THE REQUEST
Only the lines from the start of the data to the line containing "anchor=base west] (offB)", both included, should be output, exactly and without pictures.

DATA
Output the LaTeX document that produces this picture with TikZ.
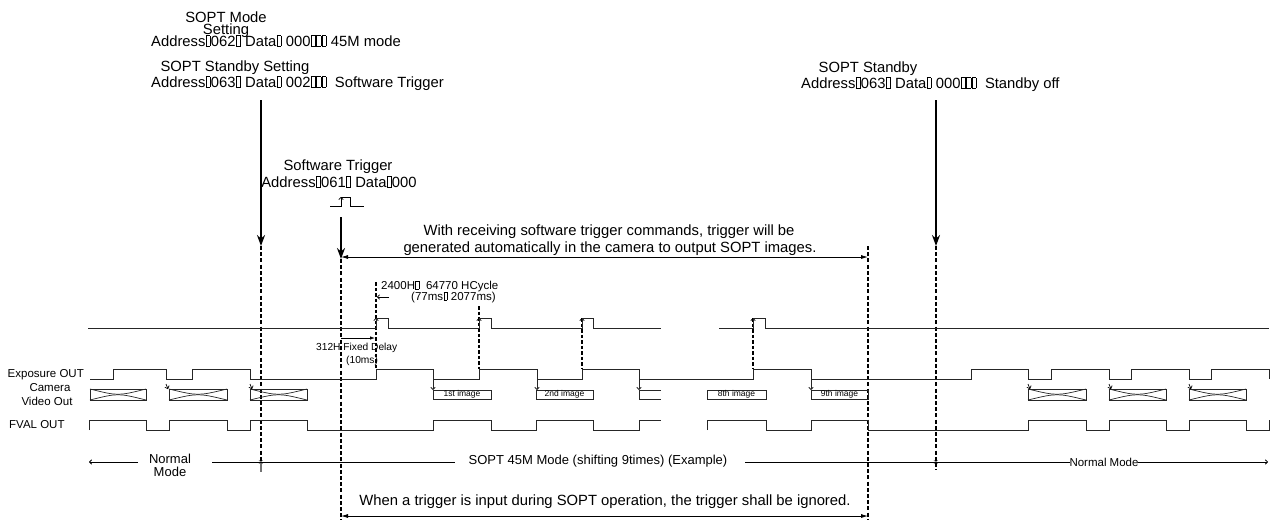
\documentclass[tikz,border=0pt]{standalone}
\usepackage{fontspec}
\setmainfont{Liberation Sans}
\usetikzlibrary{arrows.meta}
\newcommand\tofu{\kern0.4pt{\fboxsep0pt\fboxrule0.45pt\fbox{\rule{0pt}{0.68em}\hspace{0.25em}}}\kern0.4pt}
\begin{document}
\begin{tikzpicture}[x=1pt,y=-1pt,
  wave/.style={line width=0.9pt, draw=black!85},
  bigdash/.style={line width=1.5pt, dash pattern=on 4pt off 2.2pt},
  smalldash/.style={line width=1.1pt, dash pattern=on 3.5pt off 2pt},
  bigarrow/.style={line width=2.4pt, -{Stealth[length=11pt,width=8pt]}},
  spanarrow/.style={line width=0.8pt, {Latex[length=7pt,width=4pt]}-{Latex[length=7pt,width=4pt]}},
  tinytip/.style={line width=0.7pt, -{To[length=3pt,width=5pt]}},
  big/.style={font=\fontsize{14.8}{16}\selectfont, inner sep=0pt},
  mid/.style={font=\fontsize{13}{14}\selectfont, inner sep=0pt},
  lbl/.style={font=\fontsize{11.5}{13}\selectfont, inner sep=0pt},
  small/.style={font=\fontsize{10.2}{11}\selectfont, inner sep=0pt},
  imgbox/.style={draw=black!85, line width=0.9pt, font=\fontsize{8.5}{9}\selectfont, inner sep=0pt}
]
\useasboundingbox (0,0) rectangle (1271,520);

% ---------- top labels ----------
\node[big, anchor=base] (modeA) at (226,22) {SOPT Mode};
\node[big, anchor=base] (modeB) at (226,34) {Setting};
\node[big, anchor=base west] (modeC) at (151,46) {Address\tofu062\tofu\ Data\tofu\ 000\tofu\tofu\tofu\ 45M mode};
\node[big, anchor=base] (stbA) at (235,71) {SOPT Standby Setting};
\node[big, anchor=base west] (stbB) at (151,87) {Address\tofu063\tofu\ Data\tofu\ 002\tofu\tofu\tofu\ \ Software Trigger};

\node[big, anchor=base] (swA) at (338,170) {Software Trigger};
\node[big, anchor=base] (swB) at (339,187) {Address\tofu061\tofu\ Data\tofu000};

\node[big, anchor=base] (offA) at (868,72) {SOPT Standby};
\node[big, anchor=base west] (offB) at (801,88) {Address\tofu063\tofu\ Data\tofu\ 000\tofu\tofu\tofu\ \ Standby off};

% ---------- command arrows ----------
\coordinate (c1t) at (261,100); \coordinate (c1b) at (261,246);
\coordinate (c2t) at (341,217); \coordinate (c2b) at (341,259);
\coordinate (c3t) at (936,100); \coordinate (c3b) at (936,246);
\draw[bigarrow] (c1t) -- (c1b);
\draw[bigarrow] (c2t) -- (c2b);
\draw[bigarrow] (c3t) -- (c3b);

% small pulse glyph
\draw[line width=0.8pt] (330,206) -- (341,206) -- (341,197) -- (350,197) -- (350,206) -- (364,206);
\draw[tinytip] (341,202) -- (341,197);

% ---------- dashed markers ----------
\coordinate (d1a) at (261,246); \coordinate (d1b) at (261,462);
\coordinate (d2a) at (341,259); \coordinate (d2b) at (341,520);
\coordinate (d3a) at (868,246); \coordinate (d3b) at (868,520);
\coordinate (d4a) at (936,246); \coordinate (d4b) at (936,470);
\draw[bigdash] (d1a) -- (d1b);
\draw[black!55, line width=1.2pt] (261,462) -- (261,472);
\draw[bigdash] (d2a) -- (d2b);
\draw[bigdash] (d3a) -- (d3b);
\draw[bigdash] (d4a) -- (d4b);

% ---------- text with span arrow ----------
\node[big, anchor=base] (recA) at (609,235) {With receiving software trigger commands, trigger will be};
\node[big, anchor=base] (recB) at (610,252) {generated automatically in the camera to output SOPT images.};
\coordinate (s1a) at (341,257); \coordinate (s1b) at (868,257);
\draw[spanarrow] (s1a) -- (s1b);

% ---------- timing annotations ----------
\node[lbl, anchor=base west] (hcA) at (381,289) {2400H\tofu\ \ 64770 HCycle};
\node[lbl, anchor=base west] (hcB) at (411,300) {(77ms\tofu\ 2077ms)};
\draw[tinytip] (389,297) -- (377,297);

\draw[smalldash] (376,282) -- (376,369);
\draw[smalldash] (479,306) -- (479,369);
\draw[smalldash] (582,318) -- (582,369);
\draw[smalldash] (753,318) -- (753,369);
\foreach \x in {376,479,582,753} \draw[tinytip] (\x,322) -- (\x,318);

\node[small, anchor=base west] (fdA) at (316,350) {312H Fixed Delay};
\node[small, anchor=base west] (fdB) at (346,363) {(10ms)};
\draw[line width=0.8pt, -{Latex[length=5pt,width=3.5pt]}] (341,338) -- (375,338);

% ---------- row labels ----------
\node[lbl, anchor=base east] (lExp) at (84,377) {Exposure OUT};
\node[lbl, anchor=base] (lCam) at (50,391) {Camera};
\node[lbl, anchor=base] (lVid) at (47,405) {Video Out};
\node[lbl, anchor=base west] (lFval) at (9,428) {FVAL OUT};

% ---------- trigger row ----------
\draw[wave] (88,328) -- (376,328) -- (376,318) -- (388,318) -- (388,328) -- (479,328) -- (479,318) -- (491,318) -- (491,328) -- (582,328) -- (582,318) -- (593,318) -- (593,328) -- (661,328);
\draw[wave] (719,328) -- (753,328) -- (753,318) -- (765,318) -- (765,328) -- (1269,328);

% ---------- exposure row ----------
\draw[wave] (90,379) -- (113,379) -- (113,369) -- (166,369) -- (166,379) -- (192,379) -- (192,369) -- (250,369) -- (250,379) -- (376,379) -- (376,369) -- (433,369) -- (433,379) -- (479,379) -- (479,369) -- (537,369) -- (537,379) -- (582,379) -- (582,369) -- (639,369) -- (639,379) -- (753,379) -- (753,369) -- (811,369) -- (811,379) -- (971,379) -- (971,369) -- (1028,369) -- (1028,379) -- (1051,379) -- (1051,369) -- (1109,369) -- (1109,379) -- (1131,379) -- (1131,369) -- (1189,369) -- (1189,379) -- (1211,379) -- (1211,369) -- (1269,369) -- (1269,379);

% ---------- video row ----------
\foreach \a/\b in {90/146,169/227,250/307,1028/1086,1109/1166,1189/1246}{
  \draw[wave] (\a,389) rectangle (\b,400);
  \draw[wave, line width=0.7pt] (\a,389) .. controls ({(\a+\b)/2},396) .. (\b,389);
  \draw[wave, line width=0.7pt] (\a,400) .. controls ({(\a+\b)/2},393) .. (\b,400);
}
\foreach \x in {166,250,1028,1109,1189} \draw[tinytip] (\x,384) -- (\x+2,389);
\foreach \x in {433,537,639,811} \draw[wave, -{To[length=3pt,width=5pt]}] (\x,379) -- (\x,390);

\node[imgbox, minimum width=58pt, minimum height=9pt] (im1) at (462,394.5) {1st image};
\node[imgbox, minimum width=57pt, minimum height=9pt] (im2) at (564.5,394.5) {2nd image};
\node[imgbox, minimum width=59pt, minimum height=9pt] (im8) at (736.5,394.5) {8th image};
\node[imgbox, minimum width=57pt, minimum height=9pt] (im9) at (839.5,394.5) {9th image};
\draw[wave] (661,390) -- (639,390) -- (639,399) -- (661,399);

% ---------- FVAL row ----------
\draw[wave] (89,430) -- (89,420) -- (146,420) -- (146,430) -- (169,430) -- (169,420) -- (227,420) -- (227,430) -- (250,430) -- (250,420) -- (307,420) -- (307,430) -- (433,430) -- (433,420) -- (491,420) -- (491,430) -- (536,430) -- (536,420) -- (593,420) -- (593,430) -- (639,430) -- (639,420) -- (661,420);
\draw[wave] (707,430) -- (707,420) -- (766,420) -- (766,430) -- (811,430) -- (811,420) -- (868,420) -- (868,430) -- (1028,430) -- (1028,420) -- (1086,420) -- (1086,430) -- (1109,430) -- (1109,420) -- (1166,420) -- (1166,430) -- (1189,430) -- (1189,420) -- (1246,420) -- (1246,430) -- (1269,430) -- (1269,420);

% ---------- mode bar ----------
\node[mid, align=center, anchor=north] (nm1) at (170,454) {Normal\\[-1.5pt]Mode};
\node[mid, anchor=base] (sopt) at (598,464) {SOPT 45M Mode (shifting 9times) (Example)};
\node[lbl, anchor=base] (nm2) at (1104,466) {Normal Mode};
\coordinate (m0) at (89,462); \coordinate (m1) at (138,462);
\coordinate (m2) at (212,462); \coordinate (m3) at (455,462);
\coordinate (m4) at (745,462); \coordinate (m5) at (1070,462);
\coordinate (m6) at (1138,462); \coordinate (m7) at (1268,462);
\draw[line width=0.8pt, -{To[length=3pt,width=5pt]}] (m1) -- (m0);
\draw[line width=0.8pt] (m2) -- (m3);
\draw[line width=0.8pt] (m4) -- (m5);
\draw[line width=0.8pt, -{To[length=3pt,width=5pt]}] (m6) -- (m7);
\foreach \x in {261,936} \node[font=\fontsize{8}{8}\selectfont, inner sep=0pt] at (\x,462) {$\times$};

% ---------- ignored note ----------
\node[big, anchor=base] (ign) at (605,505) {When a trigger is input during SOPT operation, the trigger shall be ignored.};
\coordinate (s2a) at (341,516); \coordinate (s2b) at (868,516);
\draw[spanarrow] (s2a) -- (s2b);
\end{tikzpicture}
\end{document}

ANSWER TO THE PROBLEM
Output the LaTeX document that produces this picture with TikZ.
\documentclass[tikz,border=0pt]{standalone}
\usepackage{fontspec}
\setmainfont{Liberation Sans}
\usetikzlibrary{arrows.meta}
\newcommand\tofu{\kern0.4pt{\fboxsep0pt\fboxrule0.45pt\fbox{\rule{0pt}{0.68em}\hspace{0.25em}}}\kern0.4pt}
\begin{document}
\begin{tikzpicture}[x=1pt,y=-1pt,
  wave/.style={line width=0.9pt, draw=black!85},
  bigdash/.style={line width=1.5pt, dash pattern=on 4pt off 2.2pt},
  smalldash/.style={line width=1.1pt, dash pattern=on 3.5pt off 2pt},
  bigarrow/.style={line width=2.4pt, -{Stealth[length=11pt,width=8pt]}},
  spanarrow/.style={line width=0.8pt, {Latex[length=7pt,width=4pt]}-{Latex[length=7pt,width=4pt]}},
  tinytip/.style={line width=0.7pt, -{To[length=3pt,width=5pt]}},
  big/.style={font=\fontsize{14.8}{16}\selectfont, inner sep=0pt},
  mid/.style={font=\fontsize{13}{14}\selectfont, inner sep=0pt},
  lbl/.style={font=\fontsize{11.5}{13}\selectfont, inner sep=0pt},
  small/.style={font=\fontsize{10.2}{11}\selectfont, inner sep=0pt},
  imgbox/.style={draw=black!85, line width=0.9pt, font=\fontsize{8.5}{9}\selectfont, inner sep=0pt}
]
\useasboundingbox (0,0) rectangle (1271,520);

% ---------- top labels ----------
\node[big, anchor=base] (modeA) at (226,22) {SOPT Mode};
\node[big, anchor=base] (modeB) at (226,34) {Setting};
\node[big, anchor=base west] (modeC) at (151,46) {Address\tofu062\tofu\ Data\tofu\ 000\tofu\tofu\tofu\ 45M mode};
\node[big, anchor=base] (stbA) at (235,71) {SOPT Standby Setting};
\node[big, anchor=base west] (stbB) at (151,87) {Address\tofu063\tofu\ Data\tofu\ 002\tofu\tofu\tofu\ \ Software Trigger};

\node[big, anchor=base] (swA) at (338,170) {Software Trigger};
\node[big, anchor=base] (swB) at (339,187) {Address\tofu061\tofu\ Data\tofu000};

\node[big, anchor=base] (offA) at (868,72) {SOPT Standby};
\node[big, anchor=base west] (offB) at (801,88) {Address\tofu063\tofu\ Data\tofu\ 000\tofu\tofu\tofu\ \ Standby off};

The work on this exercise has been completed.